Step by Step Algorithm​

  1. Sort the points: First, sort the array of points lexicographically.
  2. Build the lower hull:
    • Initialize an empty list lower.
    • Iterate over the sorted array and for each point, do the following:
      • While there are at least two points in the lower list and the angle formed by the last two points and the current point makes a non-left turn, remove the last point from the lower list.
      • Add the current point to the lower list.

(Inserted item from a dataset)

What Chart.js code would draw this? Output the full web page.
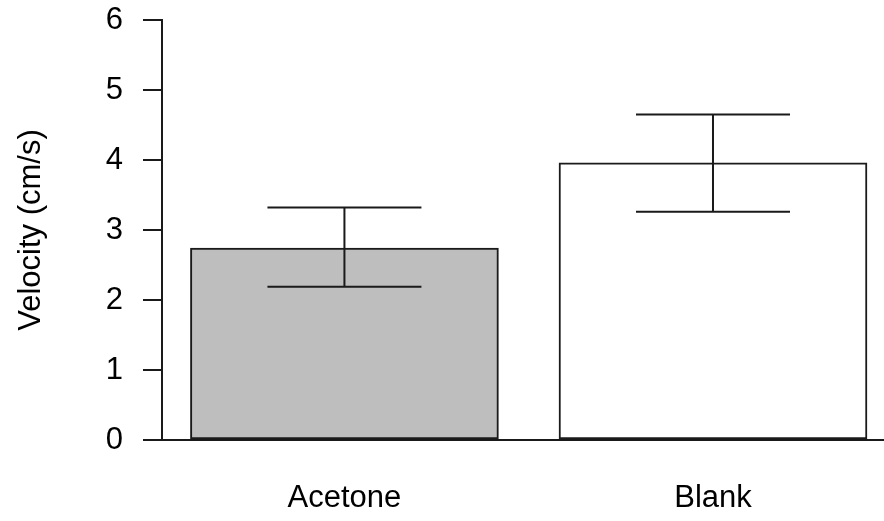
<!DOCTYPE html>
<html>
<head>
<meta charset="utf-8">
<script src="https://cdn.jsdelivr.net/npm/chart.js@4/dist/chart.umd.min.js"></script>
<style>
  html, body { margin: 0; padding: 0; background: #ffffff; }
  #wrap { width: 884px; height: 521px; position: relative; }
</style>
</head>
<body>
<div id="wrap"><canvas id="chart" width="884" height="521"></canvas></div>
<script>
// Mean velocity per treatment, with the lower and upper ends of the error bars
const categories = ["Acetone", "Blank"];
const velocity = [2.74, 3.96];
const errLow = [2.19, 3.26];
const errHigh = [3.32, 4.65];
const barFill = ["#bebebe", "#ffffff"];
const yTicks = [0, 1, 2, 3, 4, 5, 6];

const INK = "#1a1a1a";
const FONT = "'Liberation Sans', Arial, sans-serif";

// Draws vertical error bars with end caps at half the bar width
const errorBars = {
  id: "errorBars",
  afterDatasetsDraw(chart) {
    const { ctx, scales: { x, y } } = chart;
    const meta = chart.getDatasetMeta(0);
    ctx.save();
    ctx.strokeStyle = INK;
    ctx.lineWidth = 2;
    meta.data.forEach((bar, i) => {
      const cx = x.getPixelForValue(i);
      const half = bar.width / 4;
      const yLo = y.getPixelForValue(errLow[i]);
      const yHi = y.getPixelForValue(errHigh[i]);
      ctx.beginPath();
      ctx.moveTo(cx, yLo); ctx.lineTo(cx, yHi);
      ctx.moveTo(cx - half, yHi); ctx.lineTo(cx + half, yHi);
      ctx.moveTo(cx - half, yLo); ctx.lineTo(cx + half, yLo);
      ctx.stroke();
    });
    ctx.restore();
  }
};

new Chart(document.getElementById("chart"), {
  type: "bar",
  data: {
    datasets: [{
      data: velocity.map((v, i) => ({ x: i, y: v })),
      backgroundColor: barFill,
      borderColor: INK,
      borderWidth: 2,
      borderSkipped: false,
      barThickness: 308
    }]
  },
  options: {
    responsive: false,
    animation: false,
    layout: { padding: { top: 20, left: 0, right: 0, bottom: 0 } },
    plugins: { legend: { display: false }, tooltip: { enabled: false } },
    scales: {
      x: {
        type: "linear",
        offset: false,
        min: -0.495,
        max: 1.464,
        afterBuildTicks: (s) => { s.ticks = categories.map((c, i) => ({ value: i })); },
        afterFit: (s) => { s.height = 81; s.paddingLeft = 0; s.paddingRight = 0; },
        ticks: {
          callback: (v) => categories[v],
          color: "#000",
          font: { family: FONT, size: 31 },
          padding: 40,
          maxRotation: 0,
          autoSkip: false
        },
        grid: { display: false, drawTicks: false },
        border: { display: true, color: INK, width: 2 }
      },
      y: {
        min: 0,
        max: 6,
        afterBuildTicks: (s) => { s.ticks = yTicks.map((v) => ({ value: v })); },
        afterFit: (s) => { s.width = 162; s.paddingTop = 0; s.paddingBottom = 0; },
        ticks: {
          color: "#000",
          font: { family: FONT, size: 31 },
          padding: 20
        },
        grid: { drawOnChartArea: false, drawTicks: true, tickLength: 19, color: INK, lineWidth: 2 },
        border: { display: true, color: INK, width: 2 },
        title: {
          display: true,
          text: "Velocity (cm/s)",
          color: "#000",
          font: { family: FONT, size: 31 },
          padding: { top: 13, bottom: 0 }
        }
      }
    }
  },
  plugins: [errorBars]
});
</script>
</body>
</html>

  3. Build the upper hull:
    • Initialize an empty list upper.
    • Iterate over the sorted array in reverse order and for each point, do the following:
      • While there are at least two points in the upper list and the angle formed by the last two points and the current point makes a non-left turn, remove the last point from the upper list.

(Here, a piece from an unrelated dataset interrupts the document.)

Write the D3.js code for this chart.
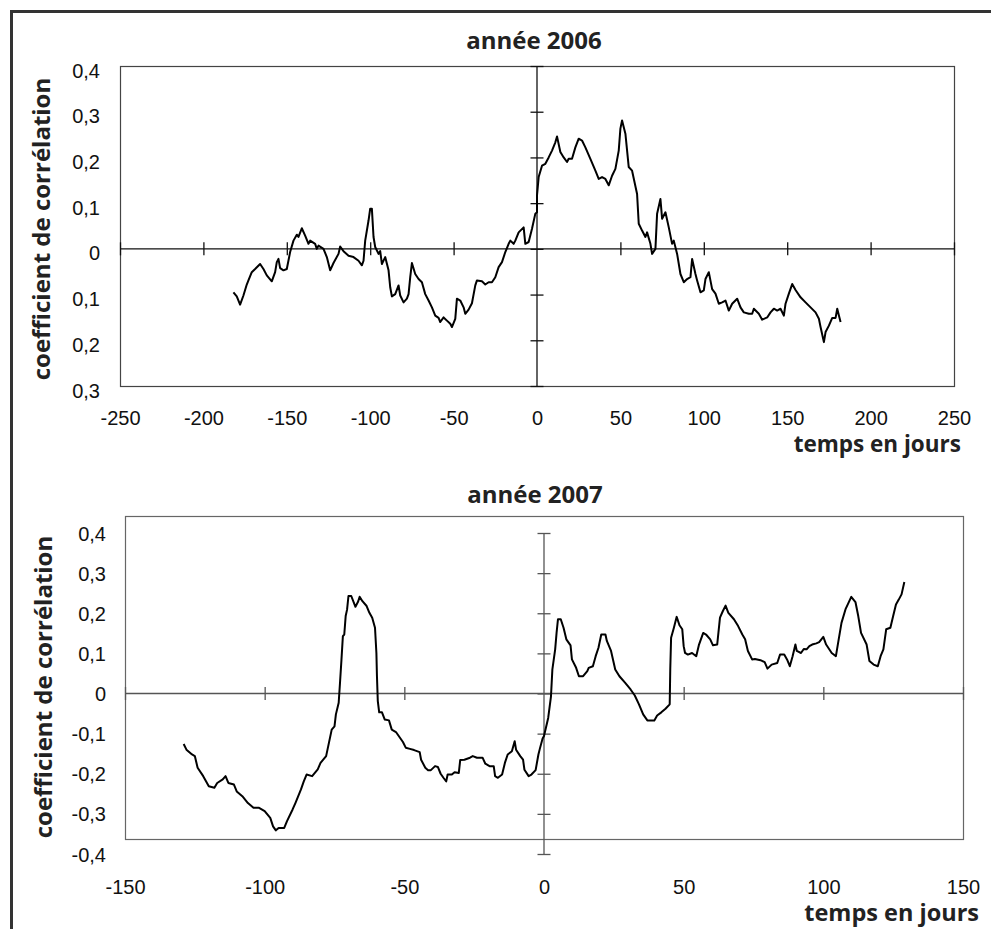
<!DOCTYPE html>
<html>
<head>
<meta charset="utf-8">
<script src="https://cdn.jsdelivr.net/npm/d3@7"></script>
<style>
  body { margin: 0; background: #fff; }
</style>
</head>
<body>
<div id="container"></div>
<script>
// année 2006 : décalage en jours / coefficient de corrélation
let days2006 = [-182,-180,-178,-176,-174,-173,-171,-169,-166,-164,-162,-159,-157,-156,-155,-154,-152,-150,-148,-146,
  -144,-143,-141,-139,-137,-136,-133,-132,-131,-128,-126,-124,-122,-119,-118,-116,-113,-110,-107,-105,
  -104,-103,-101,-100,-99,-98,-97,-95,-94,-93,-91,-89,-88,-87,-85,-83,-82,-80,-78,-77,
  -76,-75,-73,-71,-69,-67,-65,-63,-61,-59,-58,-56,-54,-52,-51,-49,-48,-46,-44,-43,
  -41,-39,-37,-36,-33,-31,-29,-27,-25,-23,-21,-19,-17,-16,-14,-13,-11,-8,-7,-5,
  -3,-1,0,0,1,3,5,7,9,11,12,14,16,18,19,21,23,25,27,29,
  32,35,37,39,41,43,45,47,49,50,51,53,55,57,60,61,63,65,66,68,
  69,71,72,74,75,77,79,81,82,84,86,88,90,92,93,95,96,98,100,101,
  103,105,107,109,111,113,115,117,120,122,124,127,129,130,133,135,138,140,142,144,
  146,148,149,151,153,155,158,161,164,167,169,170,172,173,175,177,179,180,181,182];
let corr2006 = [-0.095,-0.104,-0.122,-0.102,-0.078,-0.069,-0.051,-0.044,-0.033,-0.044,-0.058,-0.071,-0.051,-0.029,-0.022,-0.042,-0.047,-0.044,-0.007,0.018,
  0.031,0.026,0.045,0.029,0.011,0.018,0.011,0,0.007,0,-0.018,-0.047,-0.031,-0.011,0.005,-0.005,-0.015,-0.018,-0.026,-0.036,
  -0.026,0.018,0.062,0.088,0.088,0.026,0.004,-0.011,-0.005,-0.033,-0.018,-0.047,-0.084,-0.104,-0.099,-0.080,-0.102,-0.117,-0.109,-0.099,
  -0.062,-0.031,-0.055,-0.066,-0.073,-0.099,-0.113,-0.128,-0.146,-0.151,-0.160,-0.150,-0.157,-0.164,-0.171,-0.153,-0.109,-0.113,-0.128,-0.142,
  -0.133,-0.119,-0.080,-0.069,-0.071,-0.078,-0.073,-0.073,-0.062,-0.040,-0.029,-0.007,0.011,0.018,0.011,0.018,0.036,0.047,0.011,0.015,
  0.044,0.077,0.080,0.117,0.157,0.182,0.186,0.200,0.215,0.233,0.246,0.212,0.200,0.190,0.197,0.197,0.222,0.241,0.237,0.222,
  0.197,0.171,0.153,0.157,0.153,0.139,0.160,0.175,0.215,0.263,0.281,0.252,0.179,0.171,0.120,0.055,0.040,0.026,0.036,0.011,
  -0.011,0,0.077,0.109,0.066,0.080,0.047,0.011,0.018,-0.011,-0.055,-0.073,-0.066,-0.062,-0.022,-0.055,-0.069,-0.095,-0.091,-0.066,
  -0.051,-0.088,-0.098,-0.120,-0.117,-0.113,-0.135,-0.120,-0.109,-0.128,-0.139,-0.142,-0.142,-0.131,-0.142,-0.155,-0.150,-0.139,-0.131,-0.135,
  -0.131,-0.146,-0.120,-0.098,-0.077,-0.090,-0.106,-0.117,-0.128,-0.139,-0.153,-0.171,-0.204,-0.182,-0.168,-0.151,-0.151,-0.131,-0.146,-0.160];

// année 2007
let days2007 = [-129,-128,-126,-125,-124,-122,-120,-118,-117,-115,-114,-113,-111,-110,-108,-106,-104,-102,-100,-98,
  -97,-96,-95,-93,-92,-90,-89,-87,-86,-85,-83,-81,-80,-78,-77,-76,-75,-74.5,-73.5,-73,
  -72.5,-72,-71.5,-71,-70.5,-70,-69,-67.5,-66.5,-66,-65,-63.5,-62.5,-61.5,-60.5,-60,-59.8,-59.5,-59,-58,
  -57,-55.5,-54.5,-53,-51.5,-50.5,-49.5,-48,-46.5,-44.5,-44,-42.5,-41.5,-40.5,-39,-38,-37,-36,-35,-34.5,
  -33,-32,-30.5,-30,-28.5,-26.5,-25.5,-24,-22,-21,-19.5,-18,-17.5,-16.5,-15,-14,-13,-11.5,-10.5,-10,
  -8.5,-7.5,-7,-5.5,-4.5,-3,-2,-1.5,-0.5,0,1.5,2.5,3,4,4.5,5,6,7,8,9.5,
  10,11.5,12.5,14,15.5,16,17.5,18.5,19.5,20.5,22,22.5,24,25.5,27,29,31,32.5,34,35.5,
  37,39.5,40.5,42,43.5,45,45.2,45.5,46.5,47.5,48.5,49.5,50,50.5,51.5,53,54.5,55.5,57,58,
  59.5,60.5,62,63,64,65,66,68,69.5,71,72,73,74.5,75.5,77.5,79,80,81.5,83.5,84.5,
  86,87,88,89,90,90.5,92,93,94,95,96,97.5,98.5,100,101,103,104.5,105.5,106.5,108,
  109,110,111.5,112.5,113.5,115.5,116.5,118,119.5,120.5,121.5,122.5,124,125,126,127,128,129];
let corr2007 = [-0.126,-0.140,-0.152,-0.156,-0.185,-0.206,-0.231,-0.235,-0.223,-0.214,-0.206,-0.223,-0.227,-0.244,-0.256,-0.273,-0.285,-0.285,-0.293,-0.310,
  -0.331,-0.341,-0.335,-0.335,-0.318,-0.289,-0.273,-0.239,-0.219,-0.202,-0.206,-0.189,-0.173,-0.156,-0.123,-0.090,-0.082,-0.052,-0.023,0.030,
  0.085,0.143,0.147,0.193,0.209,0.243,0.243,0.216,0.230,0.241,0.230,0.218,0.201,0.189,0.164,0.101,0.043,-0.019,-0.047,-0.047,
  -0.065,-0.067,-0.090,-0.096,-0.111,-0.121,-0.135,-0.138,-0.141,-0.146,-0.165,-0.185,-0.191,-0.191,-0.181,-0.183,-0.200,-0.210,-0.219,-0.202,
  -0.202,-0.196,-0.198,-0.166,-0.165,-0.160,-0.156,-0.160,-0.160,-0.175,-0.181,-0.181,-0.206,-0.210,-0.202,-0.173,-0.152,-0.144,-0.119,-0.140,
  -0.156,-0.165,-0.190,-0.206,-0.202,-0.191,-0.152,-0.138,-0.112,-0.106,-0.061,-0.007,0.060,0.110,0.151,0.185,0.185,0.164,0.135,0.120,
  0.085,0.064,0.043,0.043,0.056,0.064,0.068,0.093,0.114,0.147,0.147,0.131,0.106,0.060,0.043,0.027,0.010,-0.005,-0.027,-0.052,
  -0.067,-0.067,-0.055,-0.047,-0.038,-0.027,0.060,0.139,0.164,0.191,0.170,0.160,0.118,0.101,0.097,0.101,0.093,0.122,0.151,0.147,
  0.135,0.120,0.122,0.189,0.205,0.219,0.201,0.185,0.168,0.147,0.135,0.106,0.085,0.086,0.083,0.078,0.062,0.072,0.076,0.097,
  0.097,0.085,0.068,0.093,0.122,0.106,0.101,0.111,0.110,0.118,0.122,0.125,0.128,0.141,0.122,0.101,0.093,0.135,0.176,0.211,
  0.226,0.241,0.228,0.193,0.151,0.122,0.081,0.072,0.068,0.093,0.110,0.160,0.164,0.193,0.222,0.234,0.247,0.278];

// ticks
let xTicks2006 = [-250,-200,-150,-100,-50,0,50,100,150,200,250];
let yTicks2006 = [0.4,0.3,0.2,0.1,0,-0.1,-0.2,-0.3];
let yLabels2006 = ["0,4","0,3","0,2","0,1","0","0,1","0,2","0,3"];
let xTicks2007 = [-150,-100,-50,0,50,100,150];
let yTicks2007 = [0.4,0.3,0.2,0.1,0,-0.1,-0.2,-0.3,-0.4];
let yLabels2007 = ["0,4","0,3","0,2","0,1","0","-0,1","-0,2","-0,3","-0,4"];

let w = 991;
let h = 929;
let viz = d3.select("#container")
  .append("svg")
    .attr("width", w)
    .attr("height", h)
    .style("display", "block")
;

// cadre extérieur (bords droit et bas hors image)
viz.append("rect")
  .attr("x", 11.5).attr("y", 11.5)
  .attr("width", 1000).attr("height", 1000)
  .attr("fill", "none")
  .attr("stroke", "#333")
  .attr("stroke-width", 3)
;

function drawPanel(opt){
  let g = viz.append("g");
  let x = d3.scaleLinear().domain(opt.xDomain).range([opt.left, opt.right]);
  let y = d3.scaleLinear().domain(opt.yDomain).range([opt.yBottom, opt.yTop]);
  let x0 = x(0), y0 = y(0);

  // zone de tracé
  g.append("rect")
    .attr("x", opt.left + 0.5).attr("y", opt.frameTop + 0.5)
    .attr("width", opt.right - opt.left).attr("height", opt.frameBottom - opt.frameTop)
    .attr("fill", "none")
    .attr("stroke", opt.frameColor)
    .attr("stroke-width", 1.2)
  ;

  // axe horizontal (y = 0) avec graduations croisées
  g.append("line")
    .attr("x1", opt.left).attr("x2", opt.right)
    .attr("y1", y0).attr("y2", y0)
    .attr("stroke", opt.axisColor).attr("stroke-width", 1.3)
  ;
  let xTickAxis = d3.axisBottom(x).tickValues(opt.xTicks.filter(d => d !== 0))
    .tickSize(13).tickFormat("");
  g.append("g")
    .attr("transform", "translate(0," + (y0 - 6.5) + ")")
    .call(xTickAxis)
    .call(s => s.select(".domain").remove())
    .call(s => s.selectAll("line").attr("stroke", opt.axisColor).attr("stroke-width", 1.3))
  ;

  // axe vertical (x = 0)
  g.append("line")
    .attr("x1", x0).attr("x2", x0)
    .attr("y1", y(opt.yDomain[1])).attr("y2", y(opt.yDomain[0]))
    .attr("stroke", opt.axisColor).attr("stroke-width", 1.3)
  ;
  let yTickAxis = d3.axisLeft(y).tickValues(opt.yTicks).tickSize(13).tickFormat("");
  g.append("g")
    .attr("transform", "translate(" + (x0 + 6.5) + ",0)")
    .call(yTickAxis)
    .call(s => s.select(".domain").remove())
    .call(s => s.selectAll("line").attr("stroke", opt.axisColor).attr("stroke-width", 1.3))
  ;

  // étiquettes des graduations
  let yLab = d3.axisLeft(y).tickValues(opt.yTicks).tickSize(0).tickPadding(0)
    .tickFormat((d, i) => opt.yLabels[i]);
  g.append("g")
    .attr("transform", "translate(" + opt.yLabelX + ",0)")
    .call(yLab)
    .call(s => s.select(".domain").remove())
    .call(s => s.selectAll("text")
      .attr("font-family", "'Liberation Sans', Arial, sans-serif")
      .attr("font-size", 20)
      .attr("fill", "#111")
      .attr("dy", "0.35em")
      .attr("y", opt.yLabelShift))
  ;
  let xLab = d3.axisBottom(x).tickValues(opt.xTicks).tickSize(0).tickPadding(0)
    .tickFormat(d => String(d));
  g.append("g")
    .attr("transform", "translate(0," + opt.xLabelY + ")")
    .call(xLab)
    .call(s => s.select(".domain").remove())
    .call(s => s.selectAll("text")
      .attr("font-family", "'Liberation Sans', Arial, sans-serif")
      .attr("font-size", 20)
      .attr("fill", "#111")
      .attr("y", 0)
      .attr("dy", "0.35em"))
  ;

  // courbe
  let lineMaker = d3.line()
    .x(function(d, i){ return x(opt.days[i]); })
    .y(function(d, i){ return y(opt.corr[i]); })
  ;
  g.append("path")
    .datum(opt.corr)
    .attr("d", lineMaker)
    .attr("fill", "none")
    .attr("stroke", "#000")
    .attr("stroke-width", 2)
    .attr("stroke-linejoin", "round")
  ;

  // titres
  g.append("text")
    .attr("x", opt.titleX).attr("y", opt.titleY)
    .attr("text-anchor", "middle")
    .attr("font-family", "'Open Sans', sans-serif")
    .attr("font-weight", 700)
    .attr("font-size", 24)
    .attr("fill", "#222")
    .text(opt.title)
  ;
  g.append("text")
    .attr("x", opt.xTitleX).attr("y", opt.xTitleY)
    .attr("text-anchor", "end")
    .attr("font-family", "'Open Sans', sans-serif")
    .attr("font-weight", 700)
    .attr("font-size", opt.xTitleSize)
    .attr("fill", "#222")
    .text("temps en jours")
  ;
  g.append("text")
    .attr("transform", "translate(" + opt.yTitleX + "," + opt.yTitleY + ") rotate(-90)")
    .attr("text-anchor", "middle")
    .attr("font-family", "'Open Sans', sans-serif")
    .attr("font-weight", 700)
    .attr("font-size", 24)
    .attr("fill", "#222")
    .text("coefficient de corrélation")
  ;
}

drawPanel({
  days: days2006, corr: corr2006,
  xDomain: [-250, 250], yDomain: [-0.3, 0.4],
  left: 120, right: 954, yTop: 66, yBottom: 386,
  frameTop: 66, frameBottom: 386,
  xTicks: xTicks2006, yTicks: yTicks2006, yLabels: yLabels2006,
  yLabelX: 100, yLabelShift: 4, xLabelY: 418,
  frameColor: "#444", axisColor: "#111",
  title: "année 2006", titleX: 534, titleY: 49,
  xTitleX: 961, xTitleY: 452, xTitleSize: 22.5,
  yTitleX: 50, yTitleY: 229
});

drawPanel({
  days: days2007, corr: corr2007,
  xDomain: [-150, 150], yDomain: [-0.4, 0.4],
  left: 125, right: 963, yTop: 533, yBottom: 854,
  frameTop: 516, frameBottom: 839,
  xTicks: xTicks2007, yTicks: yTicks2007, yLabels: yLabels2007,
  yLabelX: 106, yLabelShift: 0, xLabelY: 887,
  frameColor: "#666", axisColor: "#555",
  title: "année 2007", titleX: 535, titleY: 503,
  xTitleX: 979, xTitleY: 921, xTitleSize: 23.5,
  yTitleX: 52, yTitleY: 687
});
</script>
</body>
</html>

      • Add the current point to the upper list.
  4. Combine the hulls: Concatenate the lower and upper lists, remove duplicates, and return the result.

Conclusion​

The Convex Hull algorithm, specifically the Monotone Chain Algorithm, provides an efficient way to determine the minimum length of rope needed to fence a garden with given tree positions. This approach ensures that all trees are enclosed with the minimum perimeter, making it an optimal solution for this problem.